Ok this thread is too long to read so forgive me I'm reposting anything. A PC will use however much power it needs. Just like having a kettle, if it's not boiling water it's not going to draw 3KW, if your PC is idling it's not going to be sucking 1000W out the wall. PSUs are rated according to wattage because a) it's a simply measure of what it can cope with b) it's much easier for companies to market them that way. Most SLI set ups don't use more than 400w even at load, for the record (my friend tested this by loading up his PC in some benchmarking suite and putting one of those special plugs in the wall that measures wattage). You want to get an efficiently performing PSU, because the nature of a PSU is to convert 230v power at the wall into 12v / 5v etc inside your computer. Doing this conversion creates heat, which needs to be cooled with a fan, and also leaks some power into the air I guess, I'm no electronics guru (though know some..). So it's technically impossible for a PSU to be 100% efficient, that would mean 100% of watts going in, go to components. So say your components need 300w running, and you have a 50% efficient PSU. That means you're going to be sucking 600w out of the wall, because 300w are being converted into heat in the conversion process. Generally, this is what you get with cheaper PSUs. More heat is also bad in a system for obvious reasons. The big PSU manufacturers came up with 80+ as a simple guide so people would buy quality rather than quantity (i.e. 'moar watts')). Here's an extremely useful link if you're looking at the power consumption of graphics cards: http://www.atomicmpc.com.au/forums.asp?s=2&c=7&t=9354 It's definitely something to keep bookmarked, the guy updates it regularly and puts a lot of effort into it. You can see even if an older card i.e. 7900gs performs as well as say an 8600, that the 7900 is going to be using more watts, and watts directly create heat in your system.
we are no fools here, but this is only a 2 page thread, and it's easily read within 10mins. try flicking through a "official" thread on other forums, searching for a single post within 100 pages. as you've said there, PC will only use whatever is needed, and the efficiency rating is there for guidance. this is exactly the reason when people try to be efficient, they buy the highest possible efficiency rated PSU, as that's where most of the power are lost. sure PC uses whatever power it needs, but why buy 8800GTX where it idles at 70w (according to your graph) when you can buy 8800GTS, similar performance at lower resolution, yet get only 50w idle? this is the reason for this small thread. [thanks for the link, bookmarked] but one thing is for sure, electric power don't leak into air, lol. technically is impossible during the AC/DC conversion, but it is perfectly possible for AC/AC conversion to be 100% efficient. the thing here is because of the ripple created during the conversion, to maintain a perfectly steady 12v will require a LOT of analogue electronics. (don't piss me off, just had a bad electromagnetism exam )
Energy efficiency and power usage is very important to me now.
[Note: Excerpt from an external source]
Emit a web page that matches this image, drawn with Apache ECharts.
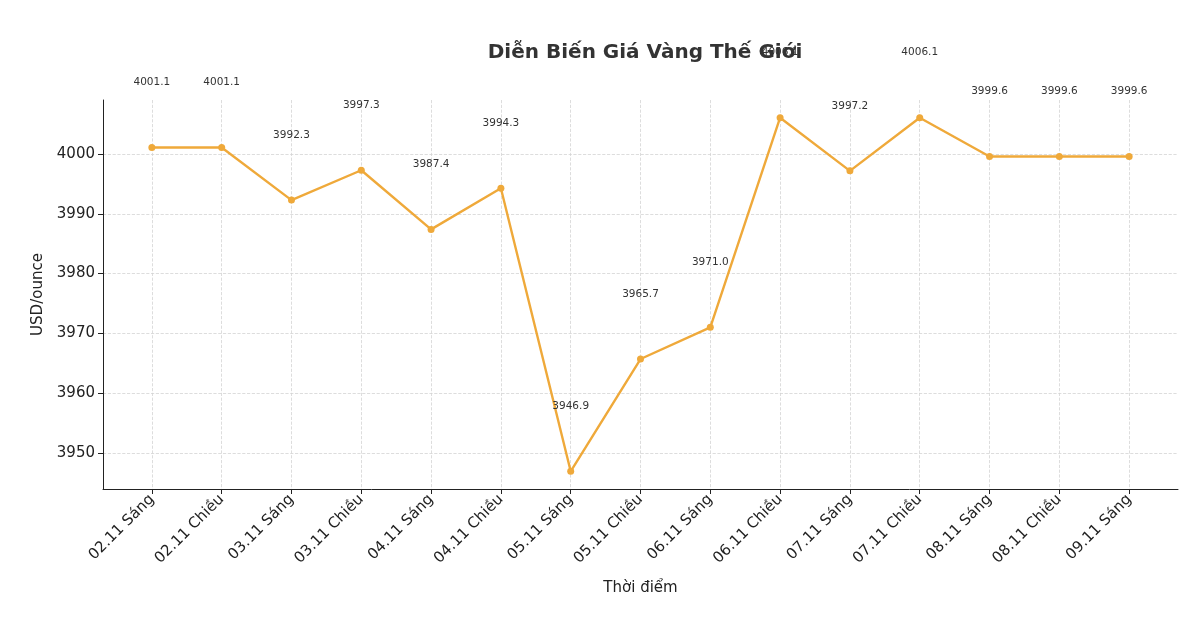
<!DOCTYPE html>
<html>
<head>
<meta charset="utf-8">
<script src="https://cdn.jsdelivr.net/npm/echarts@6/dist/echarts.min.js"></script>
<style>html,body{margin:0;padding:0;background:#fff}#chart{width:1204px;height:630px}</style>
</head>
<body>
<div id="chart"></div>
<script>
const categories = ['02.11 Sáng', '02.11 Chiều', '03.11 Sáng', '03.11 Chiều', '04.11 Sáng', '04.11 Chiều',
    '05.11 Sáng', '05.11 Chiều', '06.11 Sáng', '06.11 Chiều', '07.11 Sáng', '07.11 Chiều',
    '08.11 Sáng', '08.11 Chiều', '09.11 Sáng'];
const prices = [4001.1, 4001.1, 3992.3, 3997.3, 3987.4, 3994.3, 3946.9, 3965.7, 3971.0, 4006.1, 3997.2, 4006.1, 3999.6, 3999.6, 3999.6];
const yTicks = [3950, 3960, 3970, 3980, 3990, 4000];

window.onload = function () {
    let chart = echarts.init(document.querySelector('#chart'));
    let idx = categories.map((c, i) => i);
    let gridLine = { show: true, lineStyle: { color: '#d4d4d4', type: 'dashed', width: 0.8 } };
    let option = {
        title: {
            text: 'Diễn Biến Giá Vàng Thế Giới',
            left: 640, top: 38, textAlign: 'center',
            textStyle: { fontFamily: 'DejaVu Sans', fontSize: 20, fontWeight: 'bold', color: '#333' }
        },
        grid: { left: 103, right: 26, top: 100, bottom: 141 },
        xAxis: {
            type: 'value', min: -0.7, max: 14.7,
            name: 'Thời điểm', nameLocation: 'middle', nameGap: 92,
            nameTextStyle: { fontFamily: 'DejaVu Sans', fontSize: 15, color: '#222' },
            axisLine: { show: true, onZero: false, lineStyle: { color: '#222' } },
            axisTick: { show: true, customValues: idx, lineStyle: { color: '#222' } },
            splitLine: Object.assign({ customValues: idx }, gridLine),
            axisLabel: {
                customValues: idx, rotate: 45, fontFamily: 'DejaVu Sans', fontSize: 15, color: '#222',
                formatter: v => categories[Math.round(v)]
            }
        },
        yAxis: {
            type: 'value', min: 3943.94, max: 4009.06,
            name: 'USD/ounce', nameLocation: 'middle', nameGap: 55,
            nameTextStyle: { fontFamily: 'DejaVu Sans', fontSize: 15, color: '#222' },
            axisLine: { show: true, onZero: false, lineStyle: { color: '#222' } },
            axisTick: { show: true, customValues: yTicks, lineStyle: { color: '#222' } },
            splitLine: Object.assign({ customValues: yTicks }, gridLine),
            axisLabel: { customValues: yTicks, fontFamily: 'DejaVu Sans', fontSize: 15, color: '#222',
                formatter: v => String(v) }
        },
        series: [{
            type: 'line',
            data: prices.map((p, i) => [i, p]),
            color: '#EFA93A',
            lineStyle: { width: 2.4 },
            symbol: 'circle', symbolSize: 7,
            label: {
                show: true, position: 'top', distance: 56,
                fontFamily: 'DejaVu Sans', fontSize: 10.5, color: '#333',
                formatter: p => p.value[1].toFixed(1)
            },
            z: 3
        }]
    };
    chart.setOption(option);
};
</script>
</body>
</html>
I started feeling extremely guilty leaving my gaming machine on just to torrent/idle in irc. So I just bought a little Atom based system for £150 ish which will do everything non-gaming/programming for about 15-20x less power use. Happy gadgety days playing with it and setting up Linux as well
I was given an old p3 dell a while ago. I stripped out the floppy and cd/dvd drive and turned off all unnecessary devices in the BIOS (parallel serial etc) and then installed linux as a server and tested the power drain. I was amazed that it only need 24W in idle. Compared to my gaming rig that pulls 150W upwards. But it'd be nice to have something even less draining.
Take a look at SilentPCReview.com. As the name suggests, their focus is on quiet computers, but since more power consumption in a computer means more heat, which requires more fans, they focus pretty closely on power consumption as well. The same people also run a site called EcoPCReview.com, but that site is much newer and much less frequently updated.